The race for best lead actor was one of the most hotly contested during this year’s awards season. I didn’t get around to seeing Marty Supreme but despite appreciating Leonardo DiCaprio and Michael B. Jordan’s performances I found my two favourite male performances absent from the nominees. Jesse Plemons was incredible in Bugonia as he so often is. He might be my favourite actor working today, but he doesn’t quite have the same draw as the moviestars nominated, or his two-time winner co-star Emma Stone. Robert Aramayo, winner of the equivalent BAFTA, wasn’t eligible for the US awards because I Swear is still to get a release across the pond. It’s a shame because I think he would’ve had a chance at a nomination, but next year will be far too late, such is the nature of Oscar campaigns and media buzz. From the little I know about Tourettes, Aramayo’s performance of Scottish icon Davidson was pretty remarkable. Crucial to the tics is the unavoidable nature, the suddenness that can’t be stopped. That’s really hard to manufacture, and as if to prove to us that he’s nailing it, there are a couple of scenes towards the end that feature real people with Tourettes and Aramayo blends in perfectly. But the uncontrollable tics, sometimes a source of comedy in the movie, Aramayo is equally brilliant in carrying the emotional weight of Davidson’s story. He so brilliantly taught me how physically exhausting Tourettes can be and how taxing it can be to immediately know the seriousness of the consequences of the tics. There is one hugely emotional scene in the back end where the horrors of this and the effects on Davidson are clear to see. Often painful to watch, but still uplifting, Aramayo deserves all the plaudits this year ahead of all the big names.

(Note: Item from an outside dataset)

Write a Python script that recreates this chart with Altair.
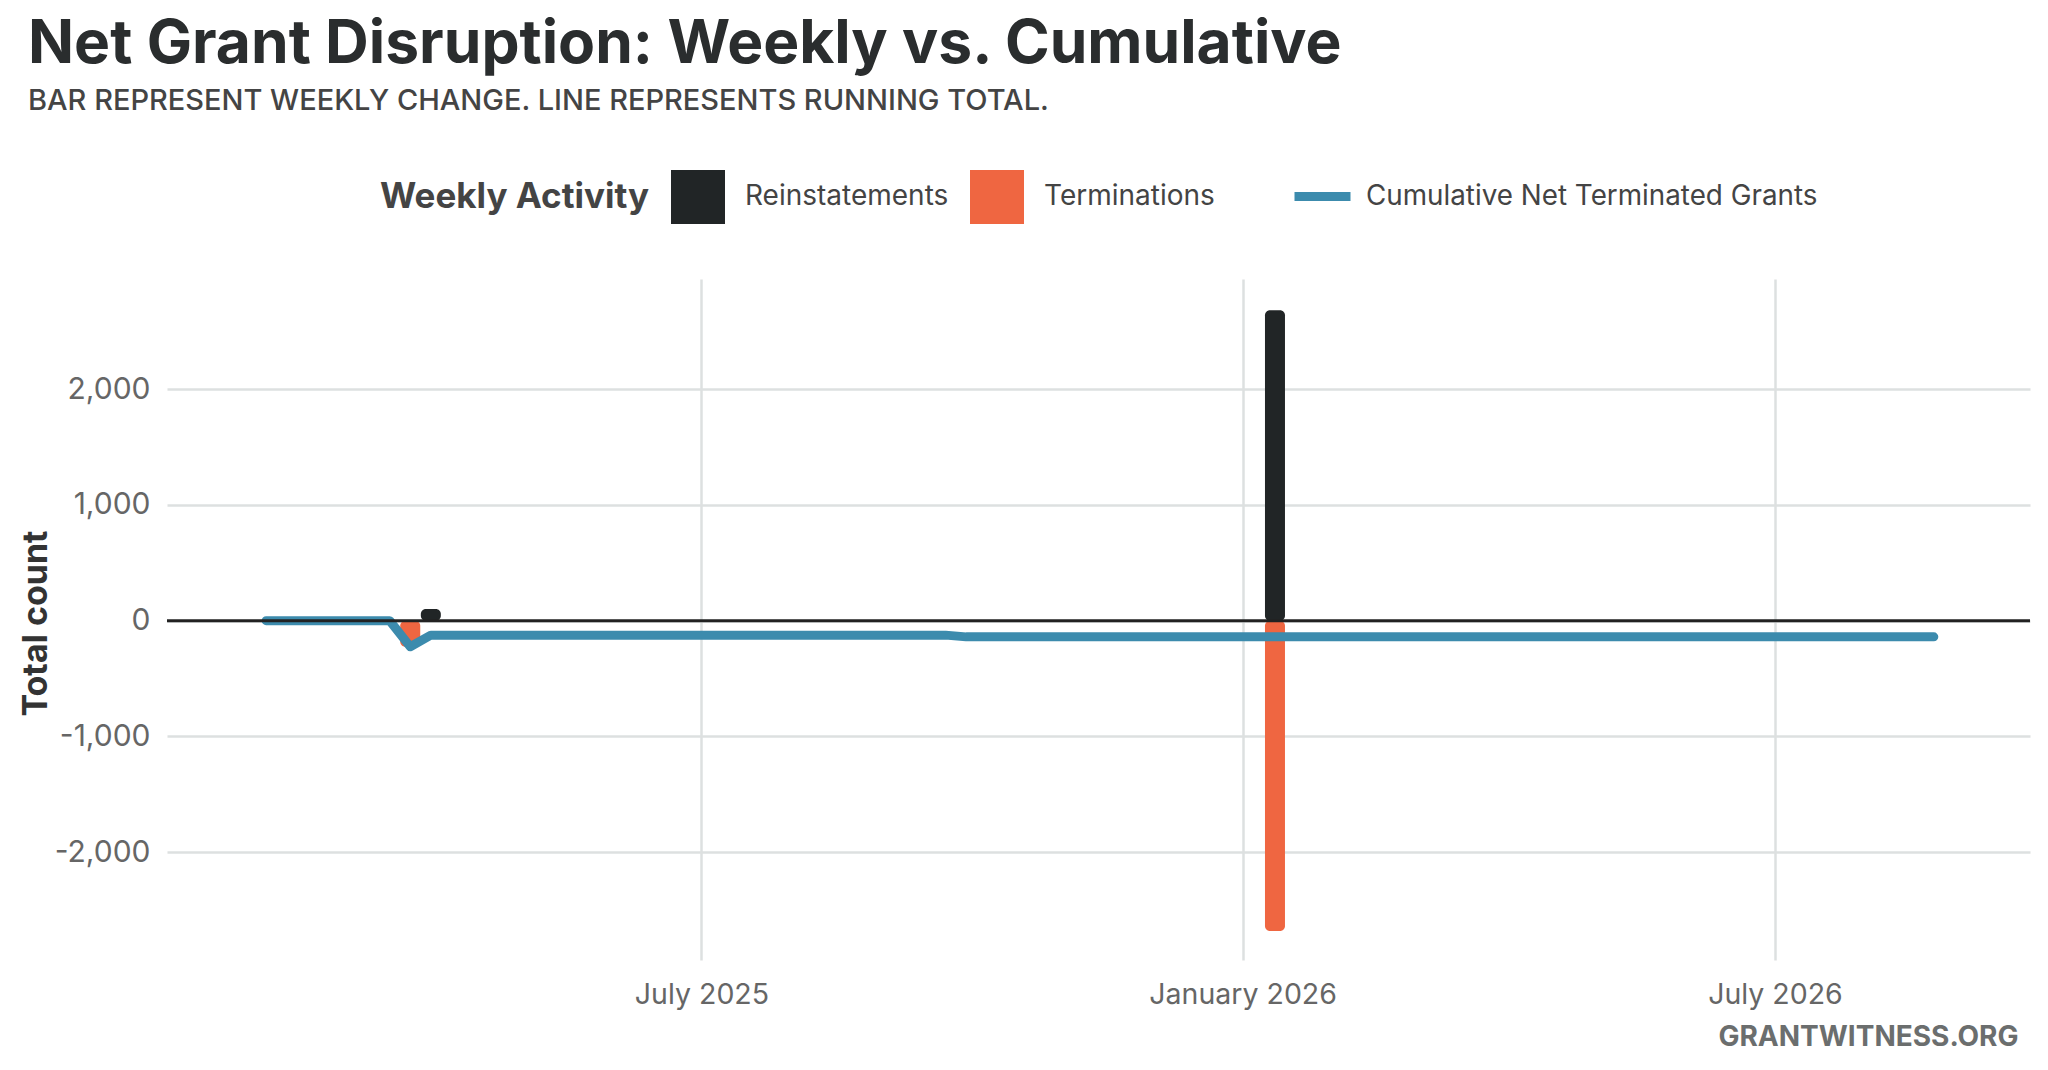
import altair as alt
import pandas as pd

# ---- data ----
line_dates = ["2025-02-03", "2025-03-17", "2025-03-24", "2025-03-31",
              "2025-09-22", "2025-09-29", "2026-08-24"]
line_values = [0, 0, -225, -125, -125, -140, -140]
line_series = "Cumulative Net Terminated Grants"

bar_dates = ["2025-03-24", "2025-03-31", "2026-01-12", "2026-01-12"]
bar_types = ["Terminations", "Reinstatements", "Reinstatements", "Terminations"]
bar_values = [-225, 100, 2680, -2680]

activity_types = ["Reinstatements", "Terminations"]
activity_colors = ["#212526", "#EF6641"]
line_color = "#3C8BAD"

y_ticks = [-2000, -1000, 0, 1000, 2000]
x_tick_dates = [(2025, 7, 1), (2026, 1, 1), (2026, 7, 1)]

# ---- tables ----
bars_df = pd.DataFrame({"week": bar_dates, "type": bar_types, "count": bar_values})
line_df = pd.DataFrame({"week": line_dates, "total": line_values,
                        "series": [line_series] * len(line_dates)})

W, H = 1863, 681
FONT = "Inter"

x_scale = alt.Scale(type="utc", domain=[
    alt.DateTime(year=2025, month=1, date=2, utc=True),
    alt.DateTime(year=2026, month=9, date=24, utc=True)])
y_scale = alt.Scale(domain=[-2930, 2950], nice=False, zero=False)

x_axis = alt.Axis(
    values=[alt.DateTime(year=y, month=m, date=d, utc=True) for (y, m, d) in x_tick_dates],
    format="%B %Y", labelFontSize=28.5, labelColor="#666666", labelPadding=20,
    labelLimit=400, ticks=False, domain=False, grid=True,
    title="GRANTWITNESS.ORG", titleFontSize=28, titleFontWeight="bold",
    titleColor="#6b6e6e", titleAlign="right", titleAnchor="end",
    titleX=1851, titleY=77, titleBaseline="middle")

y_axis = alt.Axis(
    values=y_ticks,
    labelExpr="replace(format(datum.value, ','), '\u2212', '-')",
    labelFontSize=30, labelColor="#666666", labelPadding=17,
    ticks=False, domain=False, grid=True,
    title="Total count", titleFontSize=34, titleFontWeight="bold",
    titleColor="#333333", titleX=-114, titleY=344)

bars = alt.Chart(bars_df).mark_bar(width=20, cornerRadius=5).encode(
    x=alt.X("week:T", scale=x_scale, axis=x_axis),
    y=alt.Y("count:Q", scale=y_scale, axis=y_axis, stack=None),
    color=alt.Color("type:N",
                    scale=alt.Scale(domain=activity_types, range=activity_colors),
                    legend=alt.Legend(
                        title="Weekly Activity", orient="none",
                        legendX=213, legendY=-109, direction="horizontal",
                        titleOrient="left", titleAnchor="middle",
                        titleBaseline="middle", titleFontSize=35,
                        titleFontWeight="bold", titleColor="#444444",
                        titlePadding=21, titleLimit=0, symbolType="square",
                        symbolSize=2916, symbolStrokeWidth=0,
                        labelFontSize=28, labelLimit=0,
                        labelColor="#444444", labelOffset=20,
                        columnPadding=21, padding=0)),
)

line = alt.Chart(line_df).mark_line(strokeWidth=9, strokeCap="round",
                                    strokeJoin="round").encode(
    x=alt.X("week:T", scale=x_scale),
    y=alt.Y("total:Q", scale=y_scale),
    stroke=alt.Stroke("series:N",
                      scale=alt.Scale(domain=[line_series], range=[line_color]),
                      legend=alt.Legend(
                          title=None, orient="none", legendX=1123, legendY=-115,
                          symbolType="stroke", symbolSize=3136,
                          symbolStrokeWidth=9, labelFontSize=27.8, labelLimit=0,
                          labelColor="#444444", labelOffset=11, padding=0)),
)

zero_rule = alt.Chart(pd.DataFrame({"z": [0]})).mark_rule(
    color="#222222", strokeWidth=3).encode(y=alt.Y("z:Q", scale=y_scale))

chart = alt.layer(bars, line, zero_rule).properties(
    width=W, height=H,
    autosize=alt.AutoSizeParams(type="none"),
    padding={"left": 159, "top": 271, "right": 10, "bottom": 100},
    title=alt.TitleParams(
        text="Net Grant Disruption: Weekly vs. Cumulative",
        subtitle="BAR REPRESENT WEEKLY CHANGE. LINE REPRESENTS RUNNING TOTAL.",
        anchor="start", frame="group", dx=-139,
        fontSize=60.5, fontWeight="bold", color="#2a2d2e", font=FONT,
        subtitleFontSize=29, subtitleFontWeight=500, subtitleColor="#444444",
        subtitleFont=FONT, subtitlePadding=12, offset=48),
).configure(font=FONT).configure_view(stroke=None).configure_axis(
    gridColor="#dde0e0", gridWidth=2.5, labelFont=FONT, titleFont=FONT
).configure_legend(labelFont=FONT, titleFont=FONT)

chart.save("out.html", embed_options={"renderer": "svg", "actions": False})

Best Director: Yorgos Lanthimos – Bugonia

Other nominees: Chloé Zhao – Hamnet, Joachim Trier – Affeksjonsverdi, Park Chan-wook – No Other Choice, Paul Thomas Anderson – One Battle After Another

Chloé Zhao and Joachim Trier deserve praise for the impeccable performances they drew out of their casts this year. Park Chan-wook and Paul Thomas Anderson deserve praise for the tension and drama they created through the action in their movies. Yorgos Lanthimos does it all. His two leads, Jesse Plemons and Emma Stone, deliver two of the best performances of the year (nothing new for Lanthimos’ stars – Olivia Colman and Stone both won the big one in his movies), totally, unblinkingly dialled in for every word, every extreme close up on their sweaty faces. And beside two of his favourite collaborators he directed two men (Aidan Delbis and Stavros Halkias) who are new to this big movie game to give uncomfortable performances which slotted perfectly into his off-kilter style. And on top of that there’s the already-famous, comically unprofessional kidnapping sequence in  Michelle Fuller’s serene garden, the heartracing dinner scene which culminates in a scruffy scrap between the leads, and the sight of a panicked Plemons frantically pedalling his pushbike like his life depends on it. All creating the ideal combination of the naturalism of this world and the ludicrous scenario his characters find themselves in. Again, I won’t spoil, but the final two scenes might be my favourite of the year and they are almost polar opposites from one another: laughably weird followed by achingly peaceful. He’s a master and we can’t be sleeping on his work when the hit rate is astounding right now.

Best Picture: Hamnet (Liza Marshall, Pippa Harris, Nicolas Gonda, Steven Spielberg and Sam Mendes)

Other nominees: Affeksjonsverdi, Bugonia, Dossier 137, No Other Choice, One Battle After Another, Sorry, Baby, Train Dreams, Wake Up Dead Man, Weapons

And there we have it. It was tight, with Affeksjonsverdi and Bugonia close behind, but Hamnet is for now at least my favourite movie of 2025. It’s admittedly not a terribly enjoyable watch. In fact, it’s the most I’ve cried in a cinema and definitely one of my top three cries watching movies (The Passion of the Christ and A Ghost Story if you’re wondering), and most of those weren’t happy tears. But for a movie to have such an effect is surely a mark of its success. Some critics have suggested Hamnet glorifies the trauma, prodding at an uncloseable wound and presenting a scenario that has no benefit. I disagree, obviously. For starters I believe in the role of movies to show and touch all elements of human life (and possibly beyond). Everything depicted in Hamnet happens across the globe, only with different outcomes. And sure, there’s a way to show these events that minimises the emotional impact, but what would the point in that be. Art in general, but especially movies in their combining of artforms, are supposed to make us feel. I’m thankful not every movie is as heartwrenching as Hamnet. Heck, I’m thankful only 3 movies out of the hundreds I’ve seen have produced that kind of reaction in me. But when something is pieced together so perfectly that it generates such an emotional response in so many viewers, we must applaud the craft. The world created in Hamnet is a believable, identifiable one and is the ideal foundation for director Chloé Zhao to guide the phenomenal ensemble performance that we have here. And beyond the misery felt in Hamnet, I never had the sense that it would end like that. I watched knowing that things could move on, not knowing if I was ready for that yet. And in that wonderful final sequence, some release came, the art offering healing within the art offering healing.